Given instruction
From the first line of the entries below through the line bearing "Chart.register(...registerables);", write out each line exactly. Omit pictures.

Records for the task
━━━━

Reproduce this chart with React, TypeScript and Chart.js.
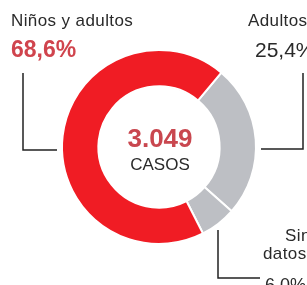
import React, { useEffect, useRef } from "react";
import { Chart, registerables } from "chart.js";

Chart.register(...registerables);

const categories = ["Adultos", "Sin datos", "Niños y adultos"];
const values = [25.4, 6.0, 68.6];
const valueLabels = ["25,4%", "6,0%", "68,6%"];
const colors = ["#bdbfc4", "#bdbfc4", "#f01c24"];
const totalLabel = "3.049";
const totalCaption = "CASOS";

const FONT = "'Liberation Sans', Arial, sans-serif";

const annotate = {
  id: "annotate",
  afterDraw(chart: any) {
    const ctx = chart.ctx as CanvasRenderingContext2D;
    const arc = chart.getDatasetMeta(0).data[0] as any;
    const cx = arc.x;
    const cy = arc.y;
    const R = arc.outerRadius;
    ctx.save();
    // centre
    ctx.textAlign = "center";
    ctx.textBaseline = "alphabetic";
    ctx.fillStyle = "#c9474f";
    ctx.font = `bold 26px ${FONT}`;
    ctx.fillText(totalLabel, cx + 1, cy + 0);
    ctx.fillStyle = "#2a2a2a";
    ctx.font = `17px ${FONT}`;
    ctx.fillText(totalCaption, cx + 1, cy + 23);

    // leader lines
    ctx.strokeStyle = "#222";
    ctx.lineWidth = 1.5;
    ctx.beginPath();
    ctx.moveTo(23, 73);
    ctx.lineTo(23, cy + 3);
    ctx.lineTo(cx - R - 5, cy + 3);
    ctx.stroke();
    ctx.beginPath();
    ctx.moveTo(303, 73);
    ctx.lineTo(303, cy + 2);
    ctx.lineTo(cx + R + 5, cy + 2);
    ctx.stroke();
    ctx.beginPath();
    ctx.moveTo(218, cy + 83);
    ctx.lineTo(218, 278);
    ctx.lineTo(260, 278);
    ctx.stroke();

    // labels
    ctx.textAlign = "left";
    ctx.fillStyle = "#2a2a2a";
    (ctx as any).letterSpacing = "0.4px";
    ctx.font = `17px ${FONT}`;
    ctx.fillText("Niños y adultos", 11, 26);
    ctx.fillText(categories[0], 248, 26);
    ctx.fillText("Sin", 285, 241);
    ctx.fillText("datos", 263, 259);
    (ctx as any).letterSpacing = "0px";
    ctx.fillStyle = "#d0444d";
    ctx.font = `bold 23px ${FONT}`;
    ctx.fillText(valueLabels[2], 11, 57);
    ctx.fillStyle = "#2a2a2a";
    ctx.font = `21px ${FONT}`;
    ctx.fillText(valueLabels[0], 255, 57);
    ctx.font = `18px ${FONT}`;
    ctx.fillText(valueLabels[1], 265, 291);
    ctx.restore();
  },
};

export default function App() {
  const ref = useRef<HTMLCanvasElement>(null);
  useEffect(() => {
    if (!ref.current) return;
    const chart = new Chart(ref.current, {
      type: "doughnut",
      data: {
        labels: categories,
        datasets: [
          {
            data: values,
            backgroundColor: colors,
            borderColor: "#ffffff",
            borderWidth: 2,
          },
        ],
      },
      options: {
        responsive: false,
        animation: false,
        rotation: 40,
        radius: 97,
        cutout: 60,
        layout: { padding: { left: 62, top: 50, right: 51, bottom: 41 } },
        plugins: { legend: { display: false }, tooltip: { enabled: false } },
      },
      plugins: [annotate],
    });
    return () => chart.destroy();
  }, []);
  return (
    <div style={{ position: "fixed", left: 0, top: 0, width: 307, height: 285, background: "#fff", overflow: "hidden" }}>
      <canvas ref={ref} width={307} height={285} style={{ display: "block" }} />
    </div>
  );
}
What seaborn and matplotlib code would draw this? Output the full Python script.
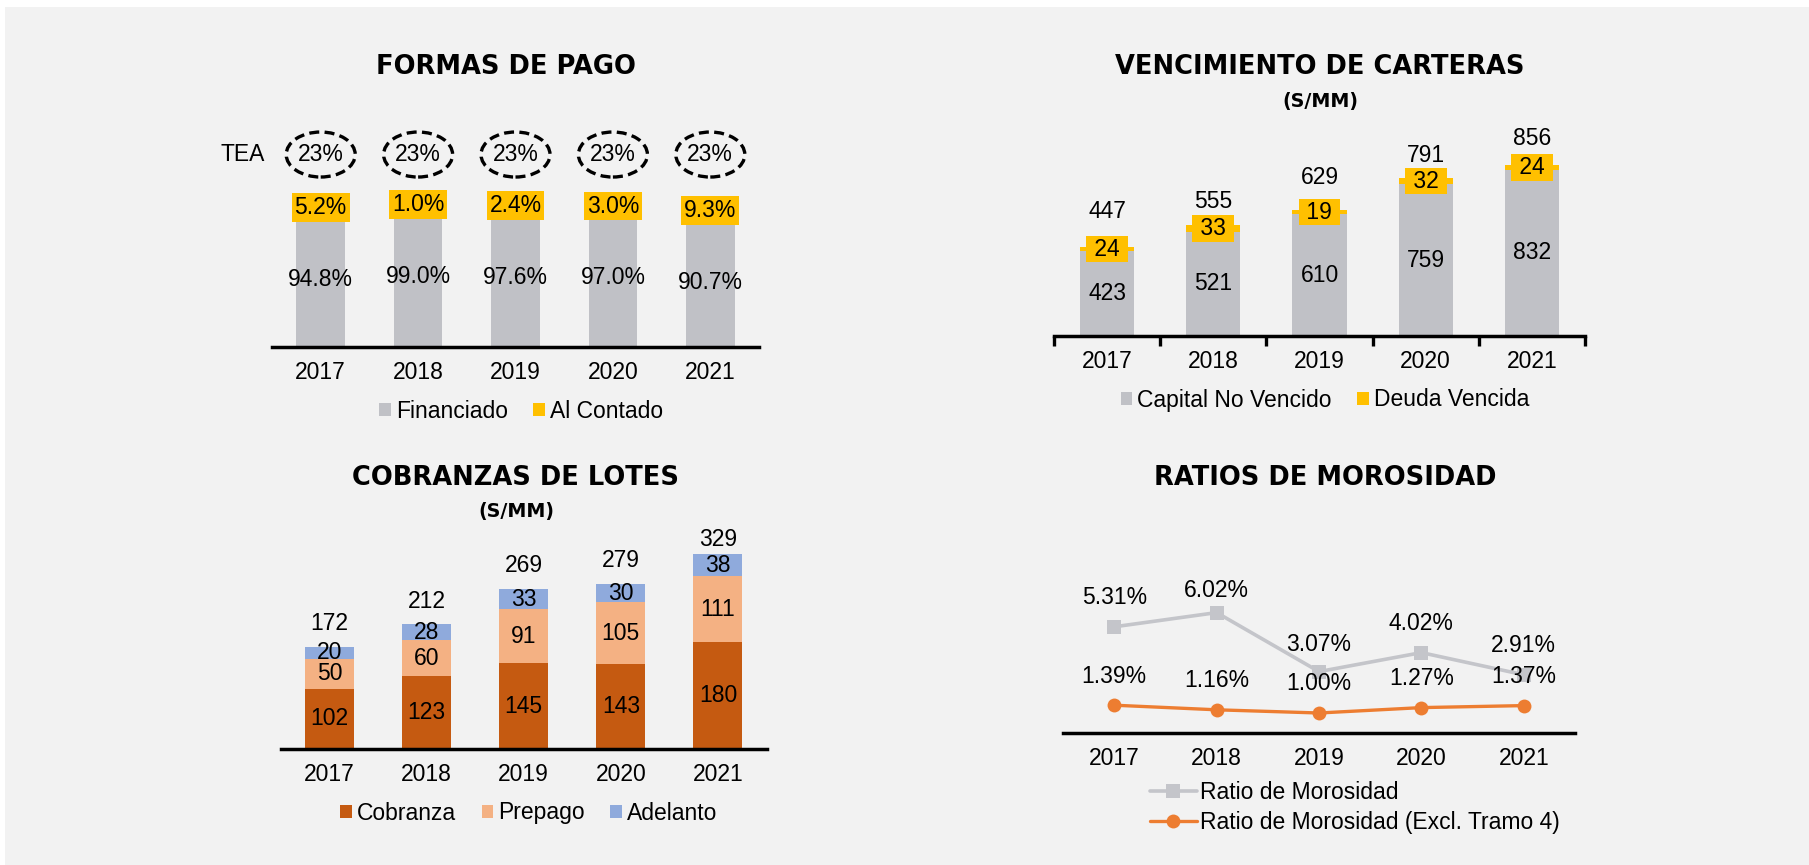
import numpy as np
import matplotlib
matplotlib.use('Agg')
import matplotlib.pyplot as plt
import matplotlib.patches as mpatches
import matplotlib.transforms as mtransforms
import seaborn as sns

sns.set_theme(style='white')
plt.rcParams['font.family'] = ['Liberation Sans', 'DejaVu Sans']
plt.rcParams['text.color'] = 'black'

years = ['2017', '2018', '2019', '2020', '2021']

# Formas de pago (%)
financiado = [94.8, 99.0, 97.6, 97.0, 90.7]
contado = [5.2, 1.0, 2.4, 3.0, 9.3]
tea = [23, 23, 23, 23, 23]

# Vencimiento de carteras (S/MM)
capital_no_vencido = [423, 521, 610, 759, 832]
deuda_vencida = [24, 33, 19, 32, 24]
total_cartera = [447, 555, 629, 791, 856]

# Cobranzas de lotes (S/MM)
cobranza = [102, 123, 145, 143, 180]
prepago = [50, 60, 91, 105, 111]
adelanto = [20, 28, 33, 30, 38]
total_cobranzas = [172, 212, 269, 279, 329]

# Ratios de morosidad (%)
ratio_mora = [5.31, 6.02, 3.07, 4.02, 2.91]
ratio_mora_excl = [1.39, 1.16, 1.00, 1.27, 1.37]

# label offsets above the bar tops (pixels), as placed in the original
cartera_offsets = [35, 24, 33, 22, 26]
cobranza_offsets = [24, 22, 24, 23, 14]
mora_offsets = [29, 22, 27, 29, 29]

# colours
BG = '#f2f2f2'
GRAY = '#c0c1c6'
YELLOW = '#ffc000'
COBRANZA = '#c55a11'
PREPAGO = '#f4b183'
ADELANTO = '#8faadc'
LINE_GRAY = '#c4c5ca'
ORANGE = '#ed7d31'

FS = 16.5
TITLE_FONT = ['DejaVu Sans']

W, H = 1809, 865
fig = plt.figure(figsize=(W / 100, H / 100), dpi=100)
fig.patch.set_facecolor('white')
fig.add_artist(mpatches.Rectangle((5 / W, 0), 1, (H - 7) / H, transform=fig.transFigure,
                                  facecolor=BG, edgecolor='none', zorder=-10))


def px_axes(left, right, bottom, top):
    ax = fig.add_axes([left / W, 1 - bottom / H, (right - left) / W, (bottom - top) / H])
    ax.set_facecolor('none')
    return ax


def style_axis(ax):
    for s in ['top', 'left', 'right']:
        ax.spines[s].set_visible(False)
    ax.spines['bottom'].set_color('black')
    ax.spines['bottom'].set_linewidth(2.5)
    ax.set_yticks([])
    ax.set_xlim(-0.5, 4.5)
    ax.set_xticks(range(len(years)))
    ax.set_xticklabels(years)
    ax.tick_params(axis='x', which='major', length=0, pad=10, labelsize=FS, labelcolor='black')
    ax.set_xlabel('')
    ax.set_ylabel('')


def title(x, y, txt, size=18.5):
    fig.text(x / W, 1 - y / H, txt, ha='center', va='center', fontsize=size,
             fontweight='bold', family=TITLE_FONT, color='black')


def bar_legend(ax, cx, cy, ncol):
    h, l = ax.get_legend_handles_labels()
    ax.legend(h, l, loc='center', bbox_to_anchor=(cx / W, 1 - cy / H), bbox_transform=fig.transFigure,
              ncol=ncol, frameon=False, fontsize=FS, handlelength=0.52, handleheight=0.5,
              handletextpad=0.22, columnspacing=1.1, borderpad=0, borderaxespad=0)


# ---------------- FORMAS DE PAGO ----------------
ax1 = px_axes(272, 759, 347, 130)
sns.barplot(x=years, y=financiado, color=GRAY, saturation=1, width=0.5, errorbar=None,
            linewidth=0, ax=ax1, label='Financiado')
sns.barplot(x=years, y=contado, bottom=financiado, color=YELLOW, saturation=1, width=0.5,
            errorbar=None, linewidth=0, ax=ax1, label='Al Contado')
style_axis(ax1)
ax1.set_ylim(0, (347 - 130) / 1.43)
tea_y = 134.6
for i in range(len(years)):
    ax1.text(i, financiado[i] / 2, f'{financiado[i]:.1f}%', ha='center', va='center', fontsize=FS)
    ax1.text(i, financiado[i] + contado[i] / 2, f'{contado[i]:.1f}%', ha='center', va='center',
             fontsize=FS, bbox=dict(boxstyle='square,pad=0.12', fc=YELLOW, ec='none'))
    ell = mpatches.Ellipse((0, 0), 69, 45, fill=False, ec='black', lw=2.4, ls=(0, (3, 1.6)),
                           transform=mtransforms.ScaledTranslation(i, tea_y, ax1.transData),
                           clip_on=False)
    ax1.add_artist(ell)
    ax1.text(i, tea_y, f'{tea[i]}%', ha='center', va='center', fontsize=FS)
ax1.text(-0.57, tea_y, 'TEA', ha='right', va='center', fontsize=FS)
bar_legend(ax1, 521, 411.5, 2)
title(506, 67, 'FORMAS DE PAGO')

# ---------------- VENCIMIENTO DE CARTERAS ----------------
ax2 = px_axes(1054, 1585, 336, 130)
sns.barplot(x=years, y=capital_no_vencido, color=GRAY, saturation=1, width=0.51, errorbar=None,
            linewidth=0, ax=ax2, label='Capital No Vencido')
sns.barplot(x=years, y=deuda_vencida, bottom=capital_no_vencido, color=YELLOW, saturation=1,
            width=0.51, errorbar=None, linewidth=0, ax=ax2, label='Deuda Vencida')
style_axis(ax2)
ax2.set_ylim(0, (336 - 130) / 0.2)
ax2.set_xticks(np.arange(-0.5, 5), minor=True)
ax2.tick_params(axis='x', which='minor', bottom=True, length=7, width=2.4, color='black',
                direction='out')
for i in range(len(years)):
    ax2.text(i, capital_no_vencido[i] / 2, f'{capital_no_vencido[i]}', ha='center', va='center',
             fontsize=FS)
    ax2.text(i, capital_no_vencido[i] + deuda_vencida[i] / 2, f' {deuda_vencida[i]} ', ha='center',
             va='center', fontsize=FS, bbox=dict(boxstyle='square,pad=0.08', fc=YELLOW, ec='none'))
    ax2.annotate(f'{total_cartera[i]}', (i, total_cartera[i]), xytext=(0, cartera_offsets[i]),
                 textcoords='offset pixels', ha='center', va='center', fontsize=FS)
bar_legend(ax2, 1325, 400, 2)
title(1320, 67, 'VENCIMIENTO DE CARTERAS')
title(1320, 101, '(S/MM)', size=13.8)

# ---------------- COBRANZAS DE LOTES ----------------
ax3 = px_axes(281, 766.5, 749, 530)
base2 = [a + b for a, b in zip(cobranza, prepago)]
sns.barplot(x=years, y=cobranza, color=COBRANZA, saturation=1, width=0.505, errorbar=None,
            linewidth=0, ax=ax3, label='Cobranza')
sns.barplot(x=years, y=prepago, bottom=cobranza, color=PREPAGO, saturation=1, width=0.505,
            errorbar=None, linewidth=0, ax=ax3, label='Prepago')
sns.barplot(x=years, y=adelanto, bottom=base2, color=ADELANTO, saturation=1, width=0.505,
            errorbar=None, linewidth=0, ax=ax3, label='Adelanto')
style_axis(ax3)
ax3.set_ylim(0, (749 - 530) / 0.593)
for i in range(len(years)):
    ax3.text(i, cobranza[i] / 2, f'{cobranza[i]}', ha='center', va='center', fontsize=FS)
    ax3.text(i, cobranza[i] + prepago[i] / 2, f'{prepago[i]}', ha='center', va='center', fontsize=FS)
    ax3.text(i, base2[i] + adelanto[i] / 2, f'{adelanto[i]}', ha='center', va='center', fontsize=FS)
    ax3.annotate(f'{total_cobranzas[i]}', (i, total_cobranzas[i]), xytext=(0, cobranza_offsets[i]),
                 textcoords='offset pixels', ha='center', va='center', fontsize=FS)
bar_legend(ax3, 529, 813, 3)
title(516, 478, 'COBRANZAS DE LOTES')
title(516, 512, '(S/MM)', size=13.8)

# ---------------- RATIOS DE MOROSIDAD ----------------
ax4 = px_axes(1063, 1575, 733, 560)
idx = np.arange(len(years))
sns.lineplot(x=idx, y=ratio_mora, marker='s', markersize=9.5, markeredgewidth=0, color=LINE_GRAY,
             linewidth=2.6, ax=ax4, label='Ratio de Morosidad', clip_on=False)
sns.lineplot(x=idx, y=ratio_mora_excl, marker='o', markersize=10, markeredgewidth=0, color=ORANGE,
             linewidth=2.4, ax=ax4, label='Ratio de Morosidad (Excl. Tramo 4)', clip_on=False)
style_axis(ax4)
ax4.set_ylim(0, (733 - 560) / 20)
for i in range(len(years)):
    ax4.annotate(f'{ratio_mora[i]:.2f}%', (i, ratio_mora[i]), xytext=(0, mora_offsets[i]),
                 textcoords='offset pixels', ha='center', va='center', fontsize=FS)
    ax4.annotate(f'{ratio_mora_excl[i]:.2f}%', (i, ratio_mora_excl[i]), xytext=(0, 29),
                 textcoords='offset pixels', ha='center', va='center', fontsize=FS)
h, l = ax4.get_legend_handles_labels()
ax4.legend(h, l, loc='center left', bbox_to_anchor=(1150 / W, 1 - 807.5 / H),
           bbox_transform=fig.transFigure, frameon=False, fontsize=FS, handlelength=2.05,
           handletextpad=0.13, labelspacing=0.27, borderpad=0, borderaxespad=0)
title(1325, 478, 'RATIOS DE MOROSIDAD')

fig.savefig('out.png', dpi=100, facecolor='white')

━━━━

Reply to the task
Reproduce this chart with React, TypeScript and Chart.js.
import React, { useEffect, useRef } from "react";
import { Chart, registerables } from "chart.js";

Chart.register(...registerables);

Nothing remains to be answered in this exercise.